Dorothy Gilman’s The Unexpected Mrs. Pollifax

Posted on April 13, 2026

Dorothy Gilman's The Unexpected Mrs. Pollifax: A Grandmother Who Walked Into the CIA and Never Looked Back

What if the most dangerous spy in the room was a sixty-something widow in a flower-topped hat? That's the delightfully subversive premise at the heart of reading The Unexpected Mrs. Pollifax, the 1966 debut novel from Dorothy Gilman that launched one of cozy mystery fiction's most beloved series. Published at a time when spy thrillers were dominated by the likes of James Bond, Gilman had the audacity — and the genius — to hand the starring role to Emily Pollifax, a bored New Jersey grandmother who simply walks into CIA headquarters and asks for a job.

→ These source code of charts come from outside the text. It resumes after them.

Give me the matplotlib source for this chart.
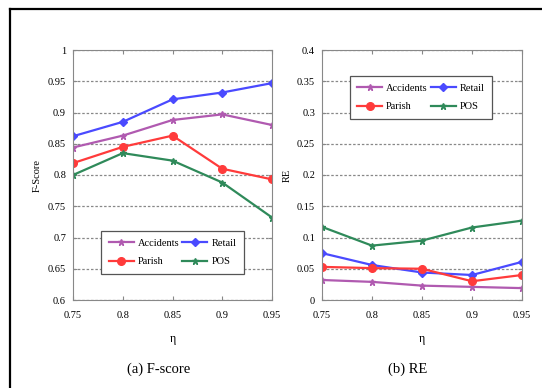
import matplotlib
matplotlib.use("Agg")
import matplotlib.pyplot as plt
from matplotlib.lines import Line2D

plt.rcParams['font.family'] = ['Liberation Serif', 'DejaVu Serif']

# x values (eta)
eta = [0.75, 0.8, 0.85, 0.9, 0.95]
eta_labels = ['0.75', '0.8', '0.85', '0.9', '0.95']

# (a) F-score
fs_accidents = [0.844, 0.863, 0.888, 0.897, 0.880]
fs_retail = [0.862, 0.885, 0.921, 0.932, 0.947]
fs_parish = [0.819, 0.845, 0.863, 0.810, 0.793]
fs_pos = [0.800, 0.835, 0.823, 0.788, 0.732]
fs_ticks = [0.6, 0.65, 0.7, 0.75, 0.8, 0.85, 0.9, 0.95, 1.0]
fs_tick_labels = ['0.6', '0.65', '0.7', '0.75', '0.8', '0.85', '0.9', '0.95', '1']

# (b) RE
re_accidents = [0.032, 0.029, 0.023, 0.021, 0.019]
re_retail = [0.075, 0.056, 0.044, 0.040, 0.061]
re_parish = [0.053, 0.051, 0.050, 0.030, 0.040]
re_pos = [0.117, 0.087, 0.095, 0.116, 0.127]
re_ticks = [0, 0.05, 0.1, 0.15, 0.2, 0.25, 0.3, 0.35, 0.4]
re_tick_labels = ['0', '0.05', '0.1', '0.15', '0.2', '0.25', '0.3', '0.35', '0.4']

series_names = ['Accidents', 'Retail', 'Parish', 'POS']
colors = {'Accidents': '#b05ab0', 'Retail': '#4a4aff', 'Parish': '#ff3b3b', 'POS': '#2f8a5a'}
markers = {'Accidents': '*', 'Retail': 'D', 'Parish': 'o', 'POS': '*'}
msizes = {'Accidents': 4.5, 'Retail': 4.5, 'Parish': 5.5, 'POS': 4.5}

fig = plt.figure(figsize=(5.42, 3.88), dpi=100)
fig.patch.set_facecolor('white')

# scanned frame (top and left edges)
fig.add_artist(Line2D([10 / 542, 1.0], [1 - 9 / 388, 1 - 9 / 388], color='black', lw=1.6))
fig.add_artist(Line2D([10 / 542, 10 / 542], [0, 1 - 9 / 388], color='black', lw=1.6))

ax1 = fig.add_axes([73 / 542, 88 / 388, 199 / 542, 250 / 388])
ax2 = fig.add_axes([322 / 542, 88 / 388, 200 / 542, 250 / 388])


def draw(ax, data, ticks, tick_labels, ylim, ylabel, leg_anchor):
    for name in series_names:
        ax.plot(eta, data[name], color=colors[name], marker=markers[name],
                markersize=msizes[name], lw=1.6, label=name)
    ax.set_xlim(0.75, 0.95)
    ax.set_ylim(*ylim)
    ax.set_xticks(eta)
    ax.set_xticklabels(eta_labels)
    ax.set_yticks(ticks)
    ax.set_yticklabels(tick_labels)
    ax.tick_params(direction='in', top=True, right=True, labelsize=7.5,
                   length=3, color='#888888')
    ax.tick_params(axis='x', pad=8)
    ax.tick_params(axis='y', pad=5)
    ax.yaxis.grid(True, linestyle=(0, (2, 1.5)), color='#888888', lw=0.9)
    for s in ax.spines.values():
        s.set_color('#888888')
    ax.set_ylabel(ylabel, fontsize=7.5)
    ax.set_xlabel('η', fontsize=8.5, labelpad=9)
    h, l = ax.get_legend_handles_labels()
    order = [0, 2, 1, 3]
    leg = ax.legend([h[i] for i in order], [l[i] for i in order], ncol=2,
                    loc='center', bbox_to_anchor=leg_anchor, fontsize=7.5,
                    fancybox=False, framealpha=1, edgecolor='#555555',
                    handlelength=2.4, columnspacing=0.3, handletextpad=0.4,
                    borderpad=0.7, labelspacing=0.9)
    leg.get_frame().set_linewidth(0.9)


draw(ax1, {'Accidents': fs_accidents, 'Retail': fs_retail,
           'Parish': fs_parish, 'POS': fs_pos},
     fs_ticks, fs_tick_labels, (0.6, 1.0), 'F-Score', (0.5, 0.19))
draw(ax2, {'Accidents': re_accidents, 'Retail': re_retail,
           'Parish': re_parish, 'POS': re_pos},
     re_ticks, re_tick_labels, (0, 0.4), 'RE', (0.495, 0.81))

fig.text(159 / 542, 1 - 369 / 388, '(a) F-score', ha='center', va='center', fontsize=10.5)
fig.text(408 / 542, 1 - 369 / 388, '(b) RE', ha='center', va='center', fontsize=10.5)

fig.savefig('out.png', dpi=100)
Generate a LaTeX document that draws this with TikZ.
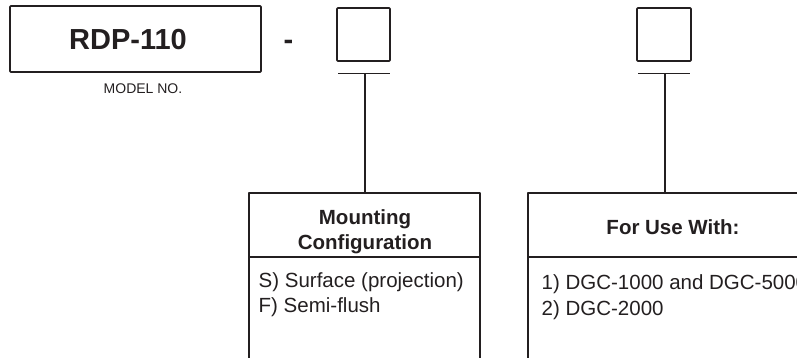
\documentclass[tikz,border=0pt]{standalone}
\usepackage{fontspec}
\setmainfont{Liberation Sans}
\definecolor{ink}{HTML}{231F20}
\begin{document}
\begin{tikzpicture}[x=1pt,y=-1pt,
  ln/.style={draw=ink,line width=1.6pt,line join=round},
  box/.style={ln,rectangle,inner sep=0pt,rounded corners=0.8pt},
  txt/.style={inner sep=0pt,text=ink},
  big/.style={txt,font=\fontsize{29}{34}\selectfont\bfseries},
  small/.style={txt,font=\fontsize{14}{17}\selectfont},
  head/.style={txt,font=\fontsize{20.5}{25}\selectfont\bfseries},
  body/.style={txt,font=\fontsize{20.5}{25}\selectfont}]
\useasboundingbox (0,0) rectangle (797,357);
\clip (0,0) rectangle (797,357);
% model number
\node[box,minimum width=251pt,minimum height=66pt] (rdp) at (135.5,39) {};
\node[big,anchor=base] (rdptext) at (128,49) {RDP-110};
\node[small,anchor=base] (model) at (143,93) {MODEL NO.};
\node[big,anchor=base] (dash) at (288.5,49) {-};
% selection squares
\node[box,minimum width=53pt,minimum height=53pt] (sq1) at (363.5,34.5) {};
\node[box,minimum width=54pt,minimum height=53pt] (sq2) at (664,34.5) {};
\coordinate (u1l) at (338,73.5); \coordinate (u1r) at (390,73.5);
\coordinate (u2l) at (638,73.5); \coordinate (u2r) at (690,73.5);
\coordinate (bar1) at (365,73.5); \coordinate (bar2) at (665,73.5);
\draw[ln] (u1l) -- (u1r);
\draw[ln] (u2l) -- (u2r);
% option boxes
\node[box,rounded corners=0pt,minimum width=231pt,minimum height=64pt] (mhead) at (364.5,225) {};
\node[box,rounded corners=0pt,minimum width=231pt,minimum height=143pt] (mbody) at (364.5,328.5) {};
\node[box,rounded corners=0pt,minimum width=290pt,minimum height=64pt] (rhead) at (673,225) {};
\node[box,rounded corners=0pt,minimum width=290pt,minimum height=143pt] (rbody) at (673,328.5) {};
% connectors
\draw[ln] (bar1) -- (bar1 |- mhead.north);
\draw[ln] (bar2) -- (bar2 |- rhead.north);
% texts
\node[head,anchor=base] (m1) at (365,224) {Mounting};
\node[head,anchor=base] (m2) at (365,249) {Configuration};
\node[head,anchor=base] (r1) at (673,234) {For Use With:};
\node[body,anchor=base west] (s1) at (258.5,287) {S) Surface (projection)};
\node[body,anchor=base west] (s2) at (258.5,312) {F) Semi-flush};
\node[body,anchor=base west] (o1) at (541.5,289) {1) DGC-1000 and DGC-5000};
\node[body,anchor=base west] (o2) at (541.5,315) {2) DGC-2000};
\end{tikzpicture}
\end{document}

The result is a book that feels as fresh and charming today as it did nearly sixty years ago.

Dorothy Gilman drew on her own restless spirit and love of travel to create a protagonist who refuses to be defined by age or expectation. Born in New Brunswick, New Jersey — the very same hometown she gave to Mrs. Pollifax — Gilman spent years writing children's and young adult fiction before unleashing Emily on an unsuspecting world. It's a origin story that feels almost as improbable as the novel itself, and it's all the more wonderful for it. By the time Gilman received the Mystery Writers of America's prestigious Grand Master Award in 2010, Mrs. Pollifax had already won the hearts of readers across generations.


From New Jersey to Mexico City to Albania: What Emily Pollifax and Mr. Carstairs Get Up To

The plot kicks off with Mrs. Pollifax in a state of quiet desperation. Widowed, her children grown and gone, she finds her days filled with Garden Club meetings and little else — and she has decided, with characteristic practicality, that something must be done about it. So she takes herself to CIA headquarters in Langley, where a harried recruitment officer named Mr. Carstairs, half-distracted and perhaps half-charmed, ends up assigning her a seemingly routine courier mission to Mexico City. It's the kind of bureaucratic accident that only works in fiction, and Gilman sells it with such warm humor that you forgive the implausibility almost immediately.

Of course, nothing stays routine for long. The Mexico City mission goes spectacularly sideways, and before Emily Pollifax fully understands what has happened, she finds herself entangled in Cold War intrigue and transported to Albania, where she must rely not on gadgets or combat training, but on common sense, genuine warmth, and the kind of quiet steel that comes from decades of navigating PTA meetings and neighborhood disputes. Her adversaries — which include implied Chinese communist operatives — consistently underestimate her, which turns out to be their most costly mistake. The suspense is real, but it's leavened throughout with moments of genuine wit and even tenderness.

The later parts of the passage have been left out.